- [Available data]
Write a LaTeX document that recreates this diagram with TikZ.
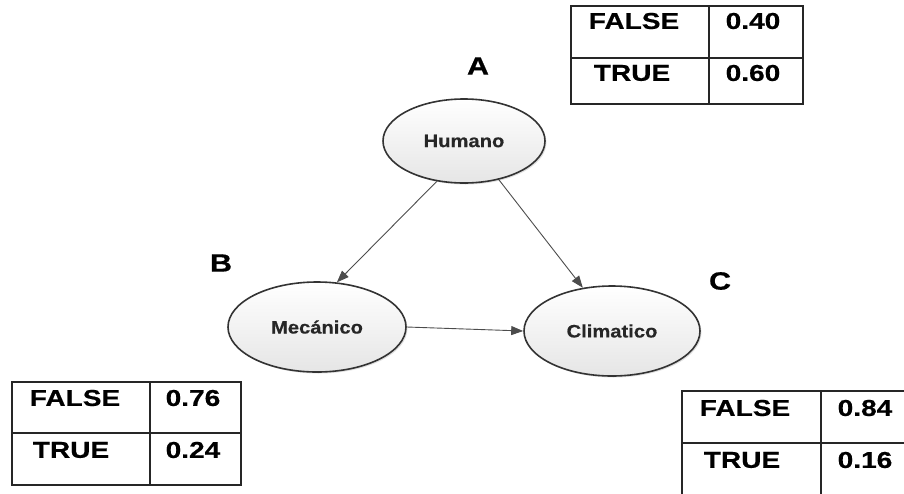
\documentclass[tikz,border=0pt]{standalone}
\usepackage{fontspec}
\setmainfont{Liberation Sans}
\newfontfamily\widefont[FakeStretch=1.12,FakeBold=0.4]{Liberation Sans}
\newfontfamily\cellfont[FakeStretch=1.22,FakeBold=0.6]{Liberation Sans}
\usetikzlibrary{positioning,shapes.geometric,arrows.meta,shadows}

\begin{document}
\begin{tikzpicture}[x=1pt,y=-1pt,
	event/.style={shape=ellipse, draw=black!80, line width=1.6pt, top color=white, bottom color=black!10,
		minimum width=162pt, minimum height=84pt, inner sep=0pt,
		drop shadow={shadow xshift=1.5pt, shadow yshift=-1.5pt, opacity=0.25},
		font=\widefont\fontsize{18}{20}\selectfont\bfseries, text=black!85},
	conn/.style={draw=black!70, line width=0.9pt, -{Triangle[length=12pt,width=9pt]}},
	tag/.style={font=\cellfont\fontsize{25}{28}\selectfont\bfseries},
	cell/.style={font=\cellfont\fontsize{23}{25}\selectfont\bfseries, inner sep=0pt},
	grid/.style={draw=black!85, line width=1.3pt}]
	\useasboundingbox (0,0) rectangle (904,493);
	\clip (0,0) rectangle (904,493);
	% nodes
	\node[event] (hum) at (464,141) {Humano};
	\node[event, minimum width=178pt, minimum height=90pt] (mec) at (317,327) {Mec\'anico};
	\node[event, minimum width=176pt, minimum height=90pt] (cli) at (612,331) {Climatico};
	\node[tag] (la) at (478,66) {A};
	\node[tag] (lb) at (221,263) {B};
	\node[tag] (lc) at (720,281) {C};
	% arcs
	\draw[conn] (hum.236) -- (mec.66);
	\draw[conn] (hum.312) -- (cli.124);
	\draw[conn] (mec.east) -- (cli.west);
	% table A
	\draw[grid] (571,6) rectangle (803,104) (709,6) -- (709,104) (571,58) -- (803,58);
	\node[cell] (af) at (634,21) {FALSE};
	\node[cell] (ap) at (753,21) {0.40};
	\node[cell] (at) at (632,73) {TRUE};
	\node[cell] (aq) at (753,73) {0.60};
	% table B
	\draw[grid] (12,382) rectangle (241,485) (150,382) -- (150,485) (12,433) -- (241,433);
	\node[cell] (bf) at (75,398) {FALSE};
	\node[cell] (bp) at (193,398) {0.76};
	\node[cell] (bt) at (71,450) {TRUE};
	\node[cell] (bq) at (193,450) {0.24};
	% table C
	\draw[grid] (682,391) rectangle (930,510) (821,391) -- (821,510) (682,443) -- (930,443);
	\node[cell] (cf) at (745,408) {FALSE};
	\node[cell] (cp) at (865,408) {0.84};
	\node[cell] (ct) at (742,460) {TRUE};
	\node[cell] (cq) at (865,460) {0.16};
\end{tikzpicture}
\end{document}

- [Task] Exclude the images, then output the data above word for word.

- [Full solution]
Write a LaTeX document that recreates this diagram with TikZ.
\documentclass[tikz,border=0pt]{standalone}
\usepackage{fontspec}
\setmainfont{Liberation Sans}
\newfontfamily\widefont[FakeStretch=1.12,FakeBold=0.4]{Liberation Sans}
\newfontfamily\cellfont[FakeStretch=1.22,FakeBold=0.6]{Liberation Sans}
\usetikzlibrary{positioning,shapes.geometric,arrows.meta,shadows}

\begin{document}
\begin{tikzpicture}[x=1pt,y=-1pt,
	event/.style={shape=ellipse, draw=black!80, line width=1.6pt, top color=white, bottom color=black!10,
		minimum width=162pt, minimum height=84pt, inner sep=0pt,
		drop shadow={shadow xshift=1.5pt, shadow yshift=-1.5pt, opacity=0.25},
		font=\widefont\fontsize{18}{20}\selectfont\bfseries, text=black!85},
	conn/.style={draw=black!70, line width=0.9pt, -{Triangle[length=12pt,width=9pt]}},
	tag/.style={font=\cellfont\fontsize{25}{28}\selectfont\bfseries},
	cell/.style={font=\cellfont\fontsize{23}{25}\selectfont\bfseries, inner sep=0pt},
	grid/.style={draw=black!85, line width=1.3pt}]
	\useasboundingbox (0,0) rectangle (904,493);
	\clip (0,0) rectangle (904,493);
	% nodes
	\node[event] (hum) at (464,141) {Humano};
	\node[event, minimum width=178pt, minimum height=90pt] (mec) at (317,327) {Mec\'anico};
	\node[event, minimum width=176pt, minimum height=90pt] (cli) at (612,331) {Climatico};
	\node[tag] (la) at (478,66) {A};
	\node[tag] (lb) at (221,263) {B};
	\node[tag] (lc) at (720,281) {C};
	% arcs
	\draw[conn] (hum.236) -- (mec.66);
	\draw[conn] (hum.312) -- (cli.124);
	\draw[conn] (mec.east) -- (cli.west);
	% table A
	\draw[grid] (571,6) rectangle (803,104) (709,6) -- (709,104) (571,58) -- (803,58);
	\node[cell] (af) at (634,21) {FALSE};
	\node[cell] (ap) at (753,21) {0.40};
	\node[cell] (at) at (632,73) {TRUE};
	\node[cell] (aq) at (753,73) {0.60};
	% table B
	\draw[grid] (12,382) rectangle (241,485) (150,382) -- (150,485) (12,433) -- (241,433);
	\node[cell] (bf) at (75,398) {FALSE};
	\node[cell] (bp) at (193,398) {0.76};
	\node[cell] (bt) at (71,450) {TRUE};
	\node[cell] (bq) at (193,450) {0.24};
	% table C
	\draw[grid] (682,391) rectangle (930,510) (821,391) -- (821,510) (682,443) -- (930,443);
	\node[cell] (cf) at (745,408) {FALSE};
	\node[cell] (cp) at (865,408) {0.84};
	\node[cell] (ct) at (742,460) {TRUE};
	\node[cell] (cq) at (865,460) {0.16};
\end{tikzpicture}
\end{document}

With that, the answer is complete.